■ YOUR INSTRUCTIONS: Set down each line of the data below exactly as it stands, dropping the pictures.

■ RECORDED INFORMATION:
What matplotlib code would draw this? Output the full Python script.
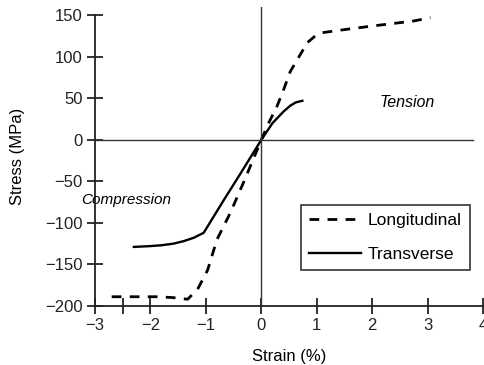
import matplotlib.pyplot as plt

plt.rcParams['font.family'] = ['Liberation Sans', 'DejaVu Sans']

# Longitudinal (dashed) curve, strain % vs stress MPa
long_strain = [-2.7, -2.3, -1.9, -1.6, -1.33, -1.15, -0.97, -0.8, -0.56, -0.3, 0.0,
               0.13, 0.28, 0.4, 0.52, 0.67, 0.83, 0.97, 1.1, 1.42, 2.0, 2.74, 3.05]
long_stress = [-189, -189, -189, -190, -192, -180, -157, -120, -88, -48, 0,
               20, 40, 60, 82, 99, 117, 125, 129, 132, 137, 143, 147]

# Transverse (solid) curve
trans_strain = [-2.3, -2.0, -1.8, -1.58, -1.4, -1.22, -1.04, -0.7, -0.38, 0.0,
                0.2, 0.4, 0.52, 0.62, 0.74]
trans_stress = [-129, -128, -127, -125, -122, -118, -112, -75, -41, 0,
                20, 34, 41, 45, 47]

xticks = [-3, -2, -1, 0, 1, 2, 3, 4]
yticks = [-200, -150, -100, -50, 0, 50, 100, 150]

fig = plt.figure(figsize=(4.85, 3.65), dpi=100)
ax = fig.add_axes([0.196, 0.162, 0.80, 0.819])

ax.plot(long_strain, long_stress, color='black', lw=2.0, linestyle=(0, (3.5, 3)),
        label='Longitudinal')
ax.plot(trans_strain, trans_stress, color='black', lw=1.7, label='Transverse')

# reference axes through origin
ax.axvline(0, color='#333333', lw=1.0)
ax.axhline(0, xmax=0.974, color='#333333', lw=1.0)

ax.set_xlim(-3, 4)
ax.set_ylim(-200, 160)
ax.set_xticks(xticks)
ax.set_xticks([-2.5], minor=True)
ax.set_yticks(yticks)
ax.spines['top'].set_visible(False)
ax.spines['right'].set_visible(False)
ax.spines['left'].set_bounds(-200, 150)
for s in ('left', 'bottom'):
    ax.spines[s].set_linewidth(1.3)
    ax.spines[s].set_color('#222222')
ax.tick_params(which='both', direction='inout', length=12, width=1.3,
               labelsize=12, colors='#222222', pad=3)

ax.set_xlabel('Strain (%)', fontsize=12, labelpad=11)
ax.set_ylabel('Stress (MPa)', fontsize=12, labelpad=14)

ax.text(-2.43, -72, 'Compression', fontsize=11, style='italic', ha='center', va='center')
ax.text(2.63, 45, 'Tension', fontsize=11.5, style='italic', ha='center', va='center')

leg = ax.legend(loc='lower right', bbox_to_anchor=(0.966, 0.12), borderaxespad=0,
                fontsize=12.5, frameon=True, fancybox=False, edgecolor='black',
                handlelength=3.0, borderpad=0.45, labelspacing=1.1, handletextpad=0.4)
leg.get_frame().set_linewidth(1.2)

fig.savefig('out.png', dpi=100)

■ RESULT OF THIS TASK:
What matplotlib code would draw this? Output the full Python script.
import matplotlib.pyplot as plt

plt.rcParams['font.family'] = ['Liberation Sans', 'DejaVu Sans']

# Longitudinal (dashed) curve, strain % vs stress MPa
long_strain = [-2.7, -2.3, -1.9, -1.6, -1.33, -1.15, -0.97, -0.8, -0.56, -0.3, 0.0,
               0.13, 0.28, 0.4, 0.52, 0.67, 0.83, 0.97, 1.1, 1.42, 2.0, 2.74, 3.05]
long_stress = [-189, -189, -189, -190, -192, -180, -157, -120, -88, -48, 0,
               20, 40, 60, 82, 99, 117, 125, 129, 132, 137, 143, 147]

# Transverse (solid) curve
trans_strain = [-2.3, -2.0, -1.8, -1.58, -1.4, -1.22, -1.04, -0.7, -0.38, 0.0,
                0.2, 0.4, 0.52, 0.62, 0.74]
trans_stress = [-129, -128, -127, -125, -122, -118, -112, -75, -41, 0,
                20, 34, 41, 45, 47]

xticks = [-3, -2, -1, 0, 1, 2, 3, 4]
yticks = [-200, -150, -100, -50, 0, 50, 100, 150]

fig = plt.figure(figsize=(4.85, 3.65), dpi=100)
ax = fig.add_axes([0.196, 0.162, 0.80, 0.819])

ax.plot(long_strain, long_stress, color='black', lw=2.0, linestyle=(0, (3.5, 3)),
        label='Longitudinal')
ax.plot(trans_strain, trans_stress, color='black', lw=1.7, label='Transverse')

# reference axes through origin
ax.axvline(0, color='#333333', lw=1.0)
ax.axhline(0, xmax=0.974, color='#333333', lw=1.0)

ax.set_xlim(-3, 4)
ax.set_ylim(-200, 160)
ax.set_xticks(xticks)
ax.set_xticks([-2.5], minor=True)
ax.set_yticks(yticks)
ax.spines['top'].set_visible(False)
ax.spines['right'].set_visible(False)
ax.spines['left'].set_bounds(-200, 150)
for s in ('left', 'bottom'):
    ax.spines[s].set_linewidth(1.3)
    ax.spines[s].set_color('#222222')
ax.tick_params(which='both', direction='inout', length=12, width=1.3,
               labelsize=12, colors='#222222', pad=3)

ax.set_xlabel('Strain (%)', fontsize=12, labelpad=11)
ax.set_ylabel('Stress (MPa)', fontsize=12, labelpad=14)

ax.text(-2.43, -72, 'Compression', fontsize=11, style='italic', ha='center', va='center')
ax.text(2.63, 45, 'Tension', fontsize=11.5, style='italic', ha='center', va='center')

leg = ax.legend(loc='lower right', bbox_to_anchor=(0.966, 0.12), borderaxespad=0,
                fontsize=12.5, frameon=True, fancybox=False, edgecolor='black',
                handlelength=3.0, borderpad=0.45, labelspacing=1.1, handletextpad=0.4)
leg.get_frame().set_linewidth(1.2)

fig.savefig('out.png', dpi=100)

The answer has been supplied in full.